I have a bunch of text files on disk, each one is just a sorted list of nonnegative integers, newline delimited:
2
14
67
134
654
1130
My files are pretty big - they can easily contain hundreds of millions of numbers. I want to write a Java program to read each of these files and write out a new text file containing all of the numbers merged together, in sorted order.

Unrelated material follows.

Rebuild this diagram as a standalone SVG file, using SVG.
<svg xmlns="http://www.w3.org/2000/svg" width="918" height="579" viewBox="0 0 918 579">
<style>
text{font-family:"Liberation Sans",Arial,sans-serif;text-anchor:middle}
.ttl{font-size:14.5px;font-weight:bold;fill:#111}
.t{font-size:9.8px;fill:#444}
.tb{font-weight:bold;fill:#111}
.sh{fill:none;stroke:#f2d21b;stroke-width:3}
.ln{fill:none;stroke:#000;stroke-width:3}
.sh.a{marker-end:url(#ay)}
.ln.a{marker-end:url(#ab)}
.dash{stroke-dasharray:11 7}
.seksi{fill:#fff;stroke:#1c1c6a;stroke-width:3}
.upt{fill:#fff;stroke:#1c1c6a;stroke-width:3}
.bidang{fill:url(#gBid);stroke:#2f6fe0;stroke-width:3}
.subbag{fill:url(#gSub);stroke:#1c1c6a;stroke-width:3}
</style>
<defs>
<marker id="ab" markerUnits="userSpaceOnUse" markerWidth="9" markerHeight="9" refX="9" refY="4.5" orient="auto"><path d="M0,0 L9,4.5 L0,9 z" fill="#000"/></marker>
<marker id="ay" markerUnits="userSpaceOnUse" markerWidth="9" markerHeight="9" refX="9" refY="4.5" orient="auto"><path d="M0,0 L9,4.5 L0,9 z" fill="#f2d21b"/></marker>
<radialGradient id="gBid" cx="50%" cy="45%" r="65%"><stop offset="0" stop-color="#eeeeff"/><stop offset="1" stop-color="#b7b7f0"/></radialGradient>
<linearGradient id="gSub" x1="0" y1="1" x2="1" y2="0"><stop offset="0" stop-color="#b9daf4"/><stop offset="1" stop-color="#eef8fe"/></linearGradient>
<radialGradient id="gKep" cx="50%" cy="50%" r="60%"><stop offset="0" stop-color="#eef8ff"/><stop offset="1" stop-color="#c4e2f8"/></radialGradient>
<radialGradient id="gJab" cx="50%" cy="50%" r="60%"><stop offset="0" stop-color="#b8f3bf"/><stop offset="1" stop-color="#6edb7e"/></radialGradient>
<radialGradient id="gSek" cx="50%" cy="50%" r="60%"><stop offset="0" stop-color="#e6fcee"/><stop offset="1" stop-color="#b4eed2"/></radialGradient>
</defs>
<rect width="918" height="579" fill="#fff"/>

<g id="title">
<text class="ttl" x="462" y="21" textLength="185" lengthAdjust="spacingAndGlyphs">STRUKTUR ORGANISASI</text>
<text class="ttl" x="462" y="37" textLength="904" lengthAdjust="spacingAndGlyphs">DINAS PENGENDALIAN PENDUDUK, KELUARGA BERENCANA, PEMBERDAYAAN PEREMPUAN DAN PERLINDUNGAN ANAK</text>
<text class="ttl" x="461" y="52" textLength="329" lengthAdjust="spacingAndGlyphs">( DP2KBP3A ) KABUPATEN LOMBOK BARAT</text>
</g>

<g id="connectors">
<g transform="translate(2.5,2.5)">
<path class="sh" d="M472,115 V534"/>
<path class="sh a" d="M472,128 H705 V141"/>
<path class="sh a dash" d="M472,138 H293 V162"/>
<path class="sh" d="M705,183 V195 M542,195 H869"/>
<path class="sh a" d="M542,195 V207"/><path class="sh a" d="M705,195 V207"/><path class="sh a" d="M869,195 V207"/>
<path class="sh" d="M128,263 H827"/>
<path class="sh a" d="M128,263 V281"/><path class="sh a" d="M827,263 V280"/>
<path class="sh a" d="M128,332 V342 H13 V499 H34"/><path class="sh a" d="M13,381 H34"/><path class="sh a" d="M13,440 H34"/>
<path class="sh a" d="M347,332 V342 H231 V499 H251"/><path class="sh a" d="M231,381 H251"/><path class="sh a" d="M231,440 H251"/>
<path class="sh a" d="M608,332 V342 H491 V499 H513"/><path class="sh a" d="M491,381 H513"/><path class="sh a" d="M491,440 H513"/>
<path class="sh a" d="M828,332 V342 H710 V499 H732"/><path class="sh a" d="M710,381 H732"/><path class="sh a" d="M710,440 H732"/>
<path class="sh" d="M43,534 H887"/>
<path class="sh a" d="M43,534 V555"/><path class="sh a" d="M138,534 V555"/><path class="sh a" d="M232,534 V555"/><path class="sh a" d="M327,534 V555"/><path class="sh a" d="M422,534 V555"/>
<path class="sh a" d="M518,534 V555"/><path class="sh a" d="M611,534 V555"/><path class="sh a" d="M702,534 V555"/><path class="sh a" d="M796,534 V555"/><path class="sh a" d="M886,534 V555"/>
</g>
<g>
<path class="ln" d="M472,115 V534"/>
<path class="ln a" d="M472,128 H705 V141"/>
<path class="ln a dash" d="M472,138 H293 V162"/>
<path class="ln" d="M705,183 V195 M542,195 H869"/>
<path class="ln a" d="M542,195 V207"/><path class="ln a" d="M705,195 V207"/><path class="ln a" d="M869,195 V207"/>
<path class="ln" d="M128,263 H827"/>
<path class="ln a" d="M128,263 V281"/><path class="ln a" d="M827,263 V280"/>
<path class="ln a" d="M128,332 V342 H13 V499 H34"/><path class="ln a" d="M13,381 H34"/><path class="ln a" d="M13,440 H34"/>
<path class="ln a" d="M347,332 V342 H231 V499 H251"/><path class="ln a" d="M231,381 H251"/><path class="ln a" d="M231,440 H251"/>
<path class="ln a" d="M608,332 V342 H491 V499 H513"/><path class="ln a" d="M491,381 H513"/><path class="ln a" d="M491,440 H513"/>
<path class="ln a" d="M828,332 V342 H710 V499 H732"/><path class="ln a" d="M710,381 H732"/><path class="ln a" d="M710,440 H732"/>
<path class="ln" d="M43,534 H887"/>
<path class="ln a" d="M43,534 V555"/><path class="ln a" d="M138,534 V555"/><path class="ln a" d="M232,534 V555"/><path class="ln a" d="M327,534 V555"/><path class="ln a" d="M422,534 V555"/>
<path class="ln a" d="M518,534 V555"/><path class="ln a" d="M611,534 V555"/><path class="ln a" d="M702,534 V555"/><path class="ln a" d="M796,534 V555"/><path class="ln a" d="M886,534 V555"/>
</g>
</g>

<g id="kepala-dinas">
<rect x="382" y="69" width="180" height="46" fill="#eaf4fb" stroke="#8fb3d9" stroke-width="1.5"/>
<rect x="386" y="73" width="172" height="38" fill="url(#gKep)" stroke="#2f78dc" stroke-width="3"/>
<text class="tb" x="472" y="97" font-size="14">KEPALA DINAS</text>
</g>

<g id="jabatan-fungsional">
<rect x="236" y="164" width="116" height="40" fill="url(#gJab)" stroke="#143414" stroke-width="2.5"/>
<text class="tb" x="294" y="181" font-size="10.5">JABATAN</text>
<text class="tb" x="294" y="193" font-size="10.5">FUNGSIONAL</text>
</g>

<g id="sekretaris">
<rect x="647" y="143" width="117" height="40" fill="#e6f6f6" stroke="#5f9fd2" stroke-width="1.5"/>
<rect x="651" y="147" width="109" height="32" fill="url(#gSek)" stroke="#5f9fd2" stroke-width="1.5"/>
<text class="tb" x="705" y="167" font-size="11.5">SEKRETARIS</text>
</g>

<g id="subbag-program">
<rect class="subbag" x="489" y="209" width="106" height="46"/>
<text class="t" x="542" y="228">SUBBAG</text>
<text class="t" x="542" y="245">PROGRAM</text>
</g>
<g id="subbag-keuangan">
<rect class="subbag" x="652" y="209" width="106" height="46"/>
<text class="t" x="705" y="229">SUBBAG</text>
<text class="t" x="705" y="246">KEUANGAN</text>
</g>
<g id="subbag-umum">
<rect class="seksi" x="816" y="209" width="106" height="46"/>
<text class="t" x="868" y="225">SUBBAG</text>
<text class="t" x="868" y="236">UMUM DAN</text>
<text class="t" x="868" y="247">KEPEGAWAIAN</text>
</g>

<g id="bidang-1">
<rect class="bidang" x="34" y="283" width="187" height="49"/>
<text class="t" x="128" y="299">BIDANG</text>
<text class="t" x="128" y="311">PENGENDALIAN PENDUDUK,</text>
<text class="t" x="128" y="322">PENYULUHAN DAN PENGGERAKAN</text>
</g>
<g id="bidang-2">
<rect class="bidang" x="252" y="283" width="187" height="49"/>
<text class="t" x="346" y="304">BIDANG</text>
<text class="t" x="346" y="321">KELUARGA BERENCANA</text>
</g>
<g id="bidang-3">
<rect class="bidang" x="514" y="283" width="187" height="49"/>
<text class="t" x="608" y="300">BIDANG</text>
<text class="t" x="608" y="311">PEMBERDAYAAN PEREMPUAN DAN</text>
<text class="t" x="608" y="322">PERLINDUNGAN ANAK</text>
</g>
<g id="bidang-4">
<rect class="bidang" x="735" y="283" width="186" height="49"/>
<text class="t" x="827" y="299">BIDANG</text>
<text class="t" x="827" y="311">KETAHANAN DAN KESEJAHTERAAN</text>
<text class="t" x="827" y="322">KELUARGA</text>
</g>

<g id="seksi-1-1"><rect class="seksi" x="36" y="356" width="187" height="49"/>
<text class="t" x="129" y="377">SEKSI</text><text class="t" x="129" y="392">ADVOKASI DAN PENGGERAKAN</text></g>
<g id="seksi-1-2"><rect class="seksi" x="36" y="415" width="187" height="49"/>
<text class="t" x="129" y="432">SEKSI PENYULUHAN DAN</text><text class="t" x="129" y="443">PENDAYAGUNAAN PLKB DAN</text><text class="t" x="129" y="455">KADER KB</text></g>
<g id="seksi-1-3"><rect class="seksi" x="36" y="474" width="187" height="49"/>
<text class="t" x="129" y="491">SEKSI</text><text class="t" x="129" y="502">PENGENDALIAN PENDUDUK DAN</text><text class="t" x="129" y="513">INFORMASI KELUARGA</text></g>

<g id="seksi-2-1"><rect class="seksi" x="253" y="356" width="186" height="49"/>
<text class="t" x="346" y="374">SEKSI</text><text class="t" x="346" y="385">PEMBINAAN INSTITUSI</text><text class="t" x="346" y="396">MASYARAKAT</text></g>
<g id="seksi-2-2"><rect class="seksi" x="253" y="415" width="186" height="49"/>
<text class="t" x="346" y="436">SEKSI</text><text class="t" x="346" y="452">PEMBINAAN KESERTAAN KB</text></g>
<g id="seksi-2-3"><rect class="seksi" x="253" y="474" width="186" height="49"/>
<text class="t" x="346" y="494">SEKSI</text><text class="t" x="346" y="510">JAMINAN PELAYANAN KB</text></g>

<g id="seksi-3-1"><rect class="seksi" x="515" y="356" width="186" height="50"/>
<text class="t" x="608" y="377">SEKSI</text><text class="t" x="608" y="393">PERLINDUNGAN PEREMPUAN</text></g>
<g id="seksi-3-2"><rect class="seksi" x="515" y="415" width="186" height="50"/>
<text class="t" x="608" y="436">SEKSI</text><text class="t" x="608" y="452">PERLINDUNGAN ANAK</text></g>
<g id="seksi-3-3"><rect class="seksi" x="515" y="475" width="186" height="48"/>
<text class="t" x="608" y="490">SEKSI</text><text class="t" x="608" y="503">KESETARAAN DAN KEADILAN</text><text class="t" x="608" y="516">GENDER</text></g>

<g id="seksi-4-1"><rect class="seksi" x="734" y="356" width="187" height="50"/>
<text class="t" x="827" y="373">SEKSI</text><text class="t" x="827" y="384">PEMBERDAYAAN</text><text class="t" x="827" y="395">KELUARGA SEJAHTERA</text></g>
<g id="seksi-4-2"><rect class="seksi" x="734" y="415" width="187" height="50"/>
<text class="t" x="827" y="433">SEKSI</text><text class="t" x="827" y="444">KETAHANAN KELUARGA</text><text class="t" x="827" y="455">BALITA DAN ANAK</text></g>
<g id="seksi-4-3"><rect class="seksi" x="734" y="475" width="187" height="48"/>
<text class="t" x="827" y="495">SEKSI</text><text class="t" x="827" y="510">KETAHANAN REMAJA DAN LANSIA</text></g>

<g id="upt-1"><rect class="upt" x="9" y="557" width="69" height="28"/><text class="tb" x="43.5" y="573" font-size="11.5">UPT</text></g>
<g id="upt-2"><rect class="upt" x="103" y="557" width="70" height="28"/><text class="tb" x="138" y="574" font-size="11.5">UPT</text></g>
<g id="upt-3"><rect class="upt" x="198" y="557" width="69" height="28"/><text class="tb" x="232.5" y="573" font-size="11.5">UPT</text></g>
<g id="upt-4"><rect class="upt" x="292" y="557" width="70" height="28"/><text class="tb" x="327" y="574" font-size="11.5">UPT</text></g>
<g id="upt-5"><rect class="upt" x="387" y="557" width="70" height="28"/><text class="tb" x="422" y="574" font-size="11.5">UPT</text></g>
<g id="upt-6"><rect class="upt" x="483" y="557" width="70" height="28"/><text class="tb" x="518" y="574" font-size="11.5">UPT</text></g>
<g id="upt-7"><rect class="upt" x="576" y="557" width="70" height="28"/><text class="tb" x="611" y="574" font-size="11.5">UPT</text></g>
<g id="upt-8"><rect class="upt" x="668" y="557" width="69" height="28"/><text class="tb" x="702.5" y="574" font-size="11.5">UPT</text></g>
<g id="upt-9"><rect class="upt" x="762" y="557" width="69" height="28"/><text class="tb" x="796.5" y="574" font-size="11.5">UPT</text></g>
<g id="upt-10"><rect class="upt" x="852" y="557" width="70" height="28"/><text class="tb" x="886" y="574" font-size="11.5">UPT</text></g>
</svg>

I have a useful little gadget that helps me do this:
import java.util.Comparator;
import java.util.Iterator;
import java.util.PriorityQueue;
import java.util.Queue;
public abstract class Merger<Element> implements Comparator<Element> {
public static <Element extends Comparable<? super Element>> Iterable<Element> merge(
final Iterable<? extends Iterable<? extends Element>> iterables) {
return new Merger<Element>() {
@Override public int compare(final Element x, final Element y) { return x.compareTo(y); }
}.mergeIterables(iterables);
}
public final Iterable<Element> mergeIterables(
final Iterable<? extends Iterable<? extends Element>> iterables) {
return new Iterable<Element>() {
@Override public Iterator<Element> iterator() {
return new Iterator<Element>() {
class X implements Comparable<X> {
boolean b; private Element e; private final Iterator<? extends Element> i;
X(final Iterator<? extends Element> i) { getNext(this.i = i); }
@Override public int compareTo(final X h) { return compare(e, h.e); }
private <Y> Y getNext(final Y x) { e = (b = i.hasNext()) ? i.next() : null; return x; }
Element next() { return getNext(e); }
}
private final Queue<X> q = new PriorityQueue<X>(); {
for (final Iterable<? extends Element> i : iterables) {
final Iterator<? extends Element> j = i.iterator();
if (j.hasNext()) q.add(new X(j));
}
}
@Override public boolean hasNext() { return !q.isEmpty(); }
@Override public Element next() {
final X x = q.remove();
final Element e = x.next();
if (x.b) q.add(x);
return e;
}
@Override public void remove() { throw new UnsupportedOperationException(); }
};
}
};
}
}
To use this, I just wrote a bit of Java to give my text files an Iterable<Long> interface, and everything works as expected:
public static Iterable<Long> eachInt(final Reader r) {
return new Iterable<Long>() {
@Override public Iterator<Long> iterator() {
return new Iterator<Long>() {
private final BufferedReader b = r instanceof BufferedReader
? (BufferedReader) r
: new BufferedReader(r);
private Long l; { f(null); }
private <X> X f(final X x) {
try { l = Long.valueOf(b.readLine()); return x; }
catch (final IOException e) { throw new RuntimeException(e); }
}
@Override public boolean hasNext() { return l != null; }
@Override public Long next() { return f(l); }
@Override public void remove() { throw new UnsupportedOperationException(); }
};
}
};
}
My problem is that, although the code is correct, it's not as fast as i'd like. I suspect that IO is the bottleneck.
My question is this: is there any Java NIO-based solution for merging my files together?